Available data -
++++++

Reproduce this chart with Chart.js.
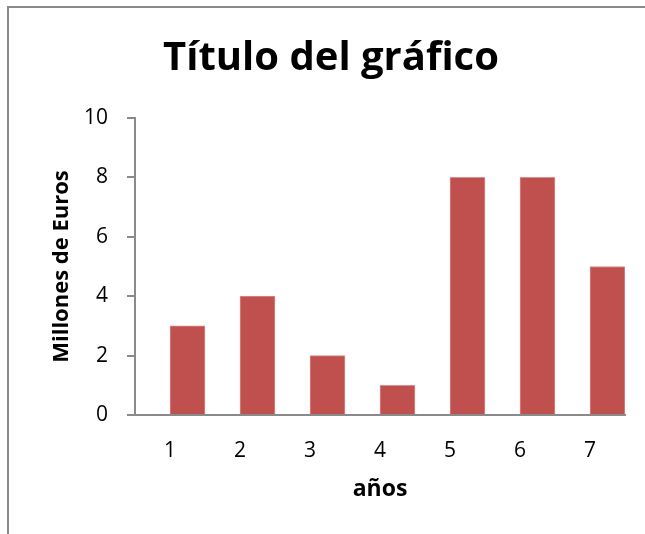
<!DOCTYPE html>
<html>
<head>
<meta charset="utf-8">
<script src="https://cdn.jsdelivr.net/npm/chart.js@4"></script>
<style>
  html, body { margin: 0; padding: 0; background: #fff; }
  #wrap { position: relative; width: 645px; height: 534px; overflow: hidden; }
  #frame {
    position: absolute; left: 7px; top: 6px; width: 700px; height: 600px;
    border-left: 2px solid #8a8a8a; border-top: 2px solid #8a8a8a;
  }
  canvas { position: absolute; left: 0; top: 0; }
</style>
</head>
<body>
<div id="wrap">
  <div id="frame"></div>
  <canvas id="myChart" width="645" height="534"></canvas>
</div>
<script>
const categories = ['1', '2', '3', '4', '5', '6', '7'];
const values = [3, 4, 2, 1, 8, 8, 5];
const yTicks = [0, 2, 4, 6, 8, 10];
// empty slot so the bars sit just right of each label, like the original
const gapValues = [null, null, null, null, null, null, null];

const fontFamily = "'Open Sans', sans-serif";
const axisGray = '#8a8a8a';

const ctx = document.getElementById('myChart').getContext('2d');

const myChart = new Chart(ctx, {
    type: 'bar',
    data: {
        labels: categories,
        datasets: [
            {
                label: '',
                data: gapValues,
                backgroundColor: 'rgba(0,0,0,0)',
                barPercentage: 1.0,
                categoryPercentage: 1.0
            },
            {
                label: 'Serie 1',
                data: values,
                backgroundColor: '#c0504d',
                borderColor: '#d88e8c',
                borderWidth: 1,
                barPercentage: 1.0,
                categoryPercentage: 1.0
            }
        ]
    },
    options: {
        responsive: false,
        animation: false,
        layout: {
            padding: { left: 37, right: 20, top: 0, bottom: 0 }
        },
        plugins: {
            legend: { display: false },
            tooltip: { enabled: false },
            title: {
                display: true,
                text: 'Título del gráfico',
                color: '#000',
                font: { family: fontFamily, size: 40, weight: 'bold' },
                padding: { top: 35, bottom: 35 }
            }
        },
        scales: {
            x: {
                grid: { display: false, drawTicks: false },
                border: { display: true, color: axisGray, width: 2 },
                ticks: {
                    color: '#000',
                    font: { family: fontFamily, size: 21 },
                    padding: 23,
                    maxRotation: 0
                },
                title: {
                    display: true,
                    text: 'años',
                    color: '#000',
                    font: { family: fontFamily, size: 23, weight: 'bold' },
                    padding: { top: 0, bottom: 31 }
                },
                afterFit: function(scale) {
                    scale.height = 119;
                }
            },
            y: {
                min: 0,
                max: 10,
                afterBuildTicks: function(scale) {
                    scale.ticks = yTicks.map(v => ({ value: v }));
                },
                grid: {
                    drawOnChartArea: false,
                    color: axisGray,
                    lineWidth: 2,
                    tickLength: 8
                },
                border: { display: true, color: axisGray, width: 2 },
                ticks: {
                    color: '#000',
                    font: { family: fontFamily, size: 21 },
                    padding: 19
                },
                title: {
                    display: true,
                    text: 'Millones de Euros',
                    color: '#000',
                    font: { family: fontFamily, size: 22, weight: 'bold' },
                    padding: { top: 12, bottom: 0 }
                },
                afterFit: function(scale) {
                    scale.width = 98;
                }
            }
        }
    }
});
</script>
</body>
</html>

++++++

Goal of the exercise - Copy the whole listing above word for word but do not carry over the pictures.

The response -
Reproduce this chart with Chart.js.
<!DOCTYPE html>
<html>
<head>
<meta charset="utf-8">
<script src="https://cdn.jsdelivr.net/npm/chart.js@4"></script>
<style>
  html, body { margin: 0; padding: 0; background: #fff; }
  #wrap { position: relative; width: 645px; height: 534px; overflow: hidden; }
  #frame {
    position: absolute; left: 7px; top: 6px; width: 700px; height: 600px;
    border-left: 2px solid #8a8a8a; border-top: 2px solid #8a8a8a;
  }
  canvas { position: absolute; left: 0; top: 0; }
</style>
</head>
<body>
<div id="wrap">
  <div id="frame"></div>
  <canvas id="myChart" width="645" height="534"></canvas>
</div>
<script>
const categories = ['1', '2', '3', '4', '5', '6', '7'];
const values = [3, 4, 2, 1, 8, 8, 5];
const yTicks = [0, 2, 4, 6, 8, 10];
// empty slot so the bars sit just right of each label, like the original
const gapValues = [null, null, null, null, null, null, null];

const fontFamily = "'Open Sans', sans-serif";
const axisGray = '#8a8a8a';

const ctx = document.getElementById('myChart').getContext('2d');

const myChart = new Chart(ctx, {
    type: 'bar',
    data: {
        labels: categories,
        datasets: [
            {
                label: '',
                data: gapValues,
                backgroundColor: 'rgba(0,0,0,0)',
                barPercentage: 1.0,
                categoryPercentage: 1.0
            },
            {
                label: 'Serie 1',
                data: values,
                backgroundColor: '#c0504d',
                borderColor: '#d88e8c',
                borderWidth: 1,
                barPercentage: 1.0,
                categoryPercentage: 1.0
            }
        ]
    },
    options: {
        responsive: false,
        animation: false,
        layout: {
            padding: { left: 37, right: 20, top: 0, bottom: 0 }
        },
        plugins: {
            legend: { display: false },
            tooltip: { enabled: false },
            title: {
                display: true,
                text: 'Título del gráfico',
                color: '#000',
                font: { family: fontFamily, size: 40, weight: 'bold' },
                padding: { top: 35, bottom: 35 }
            }
        },
        scales: {
            x: {
                grid: { display: false, drawTicks: false },
                border: { display: true, color: axisGray, width: 2 },
                ticks: {
                    color: '#000',
                    font: { family: fontFamily, size: 21 },
                    padding: 23,
                    maxRotation: 0
                },
                title: {
                    display: true,
                    text: 'años',
                    color: '#000',
                    font: { family: fontFamily, size: 23, weight: 'bold' },
                    padding: { top: 0, bottom: 31 }
                },
                afterFit: function(scale) {
                    scale.height = 119;
                }
            },
            y: {
                min: 0,
                max: 10,
                afterBuildTicks: function(scale) {
                    scale.ticks = yTicks.map(v => ({ value: v }));
                },
                grid: {
                    drawOnChartArea: false,
                    color: axisGray,
                    lineWidth: 2,
                    tickLength: 8
                },
                border: { display: true, color: axisGray, width: 2 },
                ticks: {
                    color: '#000',
                    font: { family: fontFamily, size: 21 },
                    padding: 19
                },
                title: {
                    display: true,
                    text: 'Millones de Euros',
                    color: '#000',
                    font: { family: fontFamily, size: 22, weight: 'bold' },
                    padding: { top: 12, bottom: 0 }
                },
                afterFit: function(scale) {
                    scale.width = 98;
                }
            }
        }
    }
});
</script>
</body>
</html>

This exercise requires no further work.